## DATA ROWS

□ □ □ □ □ □ □

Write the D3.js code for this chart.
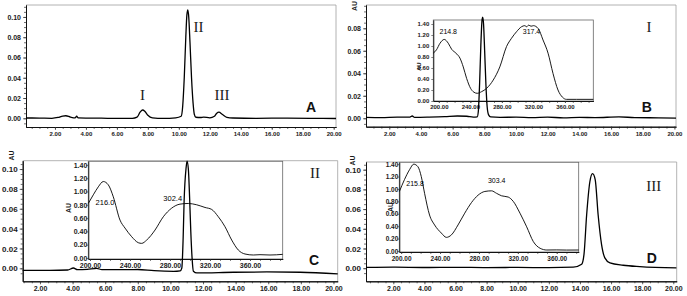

□ □ □ □ □ □ □

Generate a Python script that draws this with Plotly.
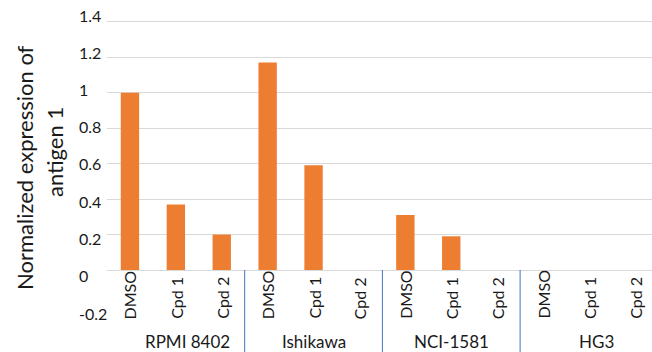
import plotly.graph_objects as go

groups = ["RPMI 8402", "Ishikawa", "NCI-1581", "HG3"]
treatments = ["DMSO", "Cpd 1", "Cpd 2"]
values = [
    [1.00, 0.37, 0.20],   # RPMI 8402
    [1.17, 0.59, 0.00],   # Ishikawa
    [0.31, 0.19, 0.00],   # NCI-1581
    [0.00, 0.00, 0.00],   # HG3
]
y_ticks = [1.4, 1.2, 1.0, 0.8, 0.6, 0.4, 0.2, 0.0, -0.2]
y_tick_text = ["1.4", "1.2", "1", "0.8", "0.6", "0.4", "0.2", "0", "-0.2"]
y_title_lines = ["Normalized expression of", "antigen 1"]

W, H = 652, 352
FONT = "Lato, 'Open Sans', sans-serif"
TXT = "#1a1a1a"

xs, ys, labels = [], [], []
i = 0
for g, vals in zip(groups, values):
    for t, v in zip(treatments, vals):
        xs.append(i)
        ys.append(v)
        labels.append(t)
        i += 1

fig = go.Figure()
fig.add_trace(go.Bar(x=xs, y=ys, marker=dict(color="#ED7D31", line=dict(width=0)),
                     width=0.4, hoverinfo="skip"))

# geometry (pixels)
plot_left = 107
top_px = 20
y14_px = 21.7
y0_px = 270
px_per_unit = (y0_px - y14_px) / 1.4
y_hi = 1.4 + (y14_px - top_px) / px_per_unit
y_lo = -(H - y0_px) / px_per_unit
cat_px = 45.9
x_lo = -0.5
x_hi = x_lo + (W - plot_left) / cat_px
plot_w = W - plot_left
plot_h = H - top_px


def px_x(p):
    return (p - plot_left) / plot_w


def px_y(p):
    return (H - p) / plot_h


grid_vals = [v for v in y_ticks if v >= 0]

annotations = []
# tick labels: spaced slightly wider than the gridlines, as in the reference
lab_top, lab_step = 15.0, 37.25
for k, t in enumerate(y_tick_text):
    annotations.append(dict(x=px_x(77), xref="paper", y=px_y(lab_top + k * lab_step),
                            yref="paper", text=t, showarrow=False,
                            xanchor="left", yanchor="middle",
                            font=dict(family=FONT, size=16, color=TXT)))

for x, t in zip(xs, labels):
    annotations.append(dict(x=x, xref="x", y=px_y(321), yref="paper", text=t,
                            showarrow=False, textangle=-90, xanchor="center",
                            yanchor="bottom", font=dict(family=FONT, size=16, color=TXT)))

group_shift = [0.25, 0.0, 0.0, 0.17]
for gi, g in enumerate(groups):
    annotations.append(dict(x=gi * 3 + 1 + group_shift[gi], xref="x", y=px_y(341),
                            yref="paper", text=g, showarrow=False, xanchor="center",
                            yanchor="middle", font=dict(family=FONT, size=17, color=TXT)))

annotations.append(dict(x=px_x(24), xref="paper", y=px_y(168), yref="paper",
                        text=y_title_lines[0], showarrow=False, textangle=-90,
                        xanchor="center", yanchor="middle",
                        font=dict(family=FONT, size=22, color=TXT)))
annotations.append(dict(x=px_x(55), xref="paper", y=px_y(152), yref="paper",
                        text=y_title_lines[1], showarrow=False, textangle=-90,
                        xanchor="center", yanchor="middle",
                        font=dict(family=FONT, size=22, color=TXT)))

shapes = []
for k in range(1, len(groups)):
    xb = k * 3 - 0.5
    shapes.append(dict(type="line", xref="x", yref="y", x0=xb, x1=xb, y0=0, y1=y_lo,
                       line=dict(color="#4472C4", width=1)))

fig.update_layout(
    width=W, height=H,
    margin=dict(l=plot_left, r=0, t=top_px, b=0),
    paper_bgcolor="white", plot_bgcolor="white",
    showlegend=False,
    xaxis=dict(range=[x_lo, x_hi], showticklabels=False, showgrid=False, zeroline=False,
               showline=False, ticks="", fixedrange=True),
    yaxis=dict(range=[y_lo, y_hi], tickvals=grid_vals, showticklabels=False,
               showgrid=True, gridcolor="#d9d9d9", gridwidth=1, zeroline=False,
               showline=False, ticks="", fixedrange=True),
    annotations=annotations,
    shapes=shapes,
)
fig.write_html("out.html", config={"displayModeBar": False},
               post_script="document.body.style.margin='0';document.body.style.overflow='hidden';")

□ □ □ □ □ □ □

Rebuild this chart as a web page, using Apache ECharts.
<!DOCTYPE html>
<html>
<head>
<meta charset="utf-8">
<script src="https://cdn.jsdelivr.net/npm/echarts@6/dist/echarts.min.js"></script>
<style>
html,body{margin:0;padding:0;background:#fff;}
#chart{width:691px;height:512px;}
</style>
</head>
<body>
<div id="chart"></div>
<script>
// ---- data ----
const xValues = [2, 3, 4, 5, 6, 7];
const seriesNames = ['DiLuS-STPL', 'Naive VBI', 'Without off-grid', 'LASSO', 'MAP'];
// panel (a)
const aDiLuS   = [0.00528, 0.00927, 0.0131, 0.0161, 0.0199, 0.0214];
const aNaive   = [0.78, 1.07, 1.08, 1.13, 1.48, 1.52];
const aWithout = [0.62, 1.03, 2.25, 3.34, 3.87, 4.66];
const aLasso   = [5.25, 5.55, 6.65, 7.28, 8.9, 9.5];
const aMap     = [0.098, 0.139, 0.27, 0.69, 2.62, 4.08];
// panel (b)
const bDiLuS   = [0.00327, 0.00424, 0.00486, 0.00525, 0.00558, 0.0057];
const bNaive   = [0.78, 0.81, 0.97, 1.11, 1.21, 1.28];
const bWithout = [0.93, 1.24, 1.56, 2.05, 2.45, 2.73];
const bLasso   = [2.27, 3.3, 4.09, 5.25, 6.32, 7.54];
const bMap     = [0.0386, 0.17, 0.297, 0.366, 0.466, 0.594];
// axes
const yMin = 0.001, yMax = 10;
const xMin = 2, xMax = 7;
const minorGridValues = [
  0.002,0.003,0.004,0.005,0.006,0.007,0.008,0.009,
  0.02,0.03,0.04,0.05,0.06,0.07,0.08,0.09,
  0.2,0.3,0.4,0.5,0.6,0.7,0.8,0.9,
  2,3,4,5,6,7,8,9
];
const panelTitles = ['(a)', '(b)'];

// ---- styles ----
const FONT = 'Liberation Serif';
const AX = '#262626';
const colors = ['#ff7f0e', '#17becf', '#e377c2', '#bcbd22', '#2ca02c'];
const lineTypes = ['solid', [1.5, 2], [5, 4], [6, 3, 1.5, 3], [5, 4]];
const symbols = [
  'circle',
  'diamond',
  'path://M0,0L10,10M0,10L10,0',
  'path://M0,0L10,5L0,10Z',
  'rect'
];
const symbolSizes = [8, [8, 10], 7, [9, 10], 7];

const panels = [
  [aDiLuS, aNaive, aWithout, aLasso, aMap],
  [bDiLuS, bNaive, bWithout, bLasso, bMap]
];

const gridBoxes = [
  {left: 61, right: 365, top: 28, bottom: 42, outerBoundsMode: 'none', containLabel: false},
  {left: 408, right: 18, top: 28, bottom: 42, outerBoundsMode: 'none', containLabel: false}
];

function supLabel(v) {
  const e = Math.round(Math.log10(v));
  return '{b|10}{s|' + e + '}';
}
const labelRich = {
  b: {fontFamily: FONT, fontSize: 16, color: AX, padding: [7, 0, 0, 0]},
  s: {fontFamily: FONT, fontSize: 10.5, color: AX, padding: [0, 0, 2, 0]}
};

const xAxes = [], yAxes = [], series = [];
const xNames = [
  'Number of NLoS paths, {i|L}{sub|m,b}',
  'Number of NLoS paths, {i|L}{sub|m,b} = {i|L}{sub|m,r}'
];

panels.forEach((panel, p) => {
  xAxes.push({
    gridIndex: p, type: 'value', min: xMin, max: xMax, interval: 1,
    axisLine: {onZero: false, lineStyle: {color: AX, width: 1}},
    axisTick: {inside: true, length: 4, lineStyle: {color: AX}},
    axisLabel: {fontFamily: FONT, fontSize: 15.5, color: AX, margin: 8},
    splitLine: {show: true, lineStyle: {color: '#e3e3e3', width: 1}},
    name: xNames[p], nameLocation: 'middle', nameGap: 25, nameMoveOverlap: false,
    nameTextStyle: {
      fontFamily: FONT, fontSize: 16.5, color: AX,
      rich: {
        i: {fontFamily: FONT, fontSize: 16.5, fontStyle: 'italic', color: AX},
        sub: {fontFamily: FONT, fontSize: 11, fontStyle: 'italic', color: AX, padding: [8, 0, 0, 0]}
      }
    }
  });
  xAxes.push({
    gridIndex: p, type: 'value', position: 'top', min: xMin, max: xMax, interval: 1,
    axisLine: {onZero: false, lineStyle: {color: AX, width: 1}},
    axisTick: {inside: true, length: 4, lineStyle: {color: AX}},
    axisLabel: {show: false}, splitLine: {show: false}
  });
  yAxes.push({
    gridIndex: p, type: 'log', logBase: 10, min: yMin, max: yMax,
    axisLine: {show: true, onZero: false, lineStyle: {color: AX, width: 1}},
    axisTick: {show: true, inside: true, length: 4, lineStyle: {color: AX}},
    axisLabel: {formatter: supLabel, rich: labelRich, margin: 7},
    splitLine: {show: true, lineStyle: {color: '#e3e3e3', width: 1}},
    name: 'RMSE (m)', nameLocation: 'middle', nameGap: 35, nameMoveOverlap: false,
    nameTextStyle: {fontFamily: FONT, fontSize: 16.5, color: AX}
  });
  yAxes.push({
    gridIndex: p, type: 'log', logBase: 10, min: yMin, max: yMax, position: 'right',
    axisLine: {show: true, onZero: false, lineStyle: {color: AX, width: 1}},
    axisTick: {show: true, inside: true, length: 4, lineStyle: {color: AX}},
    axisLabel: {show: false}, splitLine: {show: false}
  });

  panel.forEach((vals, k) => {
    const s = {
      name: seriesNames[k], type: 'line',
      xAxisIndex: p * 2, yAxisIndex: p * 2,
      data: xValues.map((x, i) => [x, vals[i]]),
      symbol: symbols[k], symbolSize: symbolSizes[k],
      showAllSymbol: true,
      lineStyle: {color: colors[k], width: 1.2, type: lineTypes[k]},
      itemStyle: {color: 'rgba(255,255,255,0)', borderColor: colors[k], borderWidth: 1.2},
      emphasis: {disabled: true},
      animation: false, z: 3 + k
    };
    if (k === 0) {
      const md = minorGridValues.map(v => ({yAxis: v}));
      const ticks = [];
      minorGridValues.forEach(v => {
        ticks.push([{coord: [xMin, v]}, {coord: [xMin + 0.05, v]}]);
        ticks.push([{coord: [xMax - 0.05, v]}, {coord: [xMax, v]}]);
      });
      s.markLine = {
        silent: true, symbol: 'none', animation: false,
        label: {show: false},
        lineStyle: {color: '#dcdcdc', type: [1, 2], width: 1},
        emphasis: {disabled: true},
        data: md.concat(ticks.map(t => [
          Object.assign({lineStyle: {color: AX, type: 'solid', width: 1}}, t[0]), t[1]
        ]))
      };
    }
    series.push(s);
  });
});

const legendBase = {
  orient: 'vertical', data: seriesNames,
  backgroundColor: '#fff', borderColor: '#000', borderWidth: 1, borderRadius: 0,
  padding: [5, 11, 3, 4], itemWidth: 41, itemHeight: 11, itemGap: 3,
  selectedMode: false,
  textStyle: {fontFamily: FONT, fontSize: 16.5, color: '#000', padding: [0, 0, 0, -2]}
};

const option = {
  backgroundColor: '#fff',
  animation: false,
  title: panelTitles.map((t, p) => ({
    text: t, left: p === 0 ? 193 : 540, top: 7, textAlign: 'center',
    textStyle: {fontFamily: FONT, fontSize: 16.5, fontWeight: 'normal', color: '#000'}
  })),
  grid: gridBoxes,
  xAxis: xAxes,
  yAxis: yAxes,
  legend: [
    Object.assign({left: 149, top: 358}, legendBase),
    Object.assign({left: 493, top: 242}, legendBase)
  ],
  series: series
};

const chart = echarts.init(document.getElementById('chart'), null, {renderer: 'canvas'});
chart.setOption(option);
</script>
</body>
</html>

□ □ □ □ □ □ □

## PROBLEM DESCRIPTION
Check each line of the records for the word "this", and show the lines that contain it.

## FULL RESPONSE
Write the D3.js code for this chart.
Generate a Python script that draws this with Plotly.
Rebuild this chart as a web page, using Apache ECharts.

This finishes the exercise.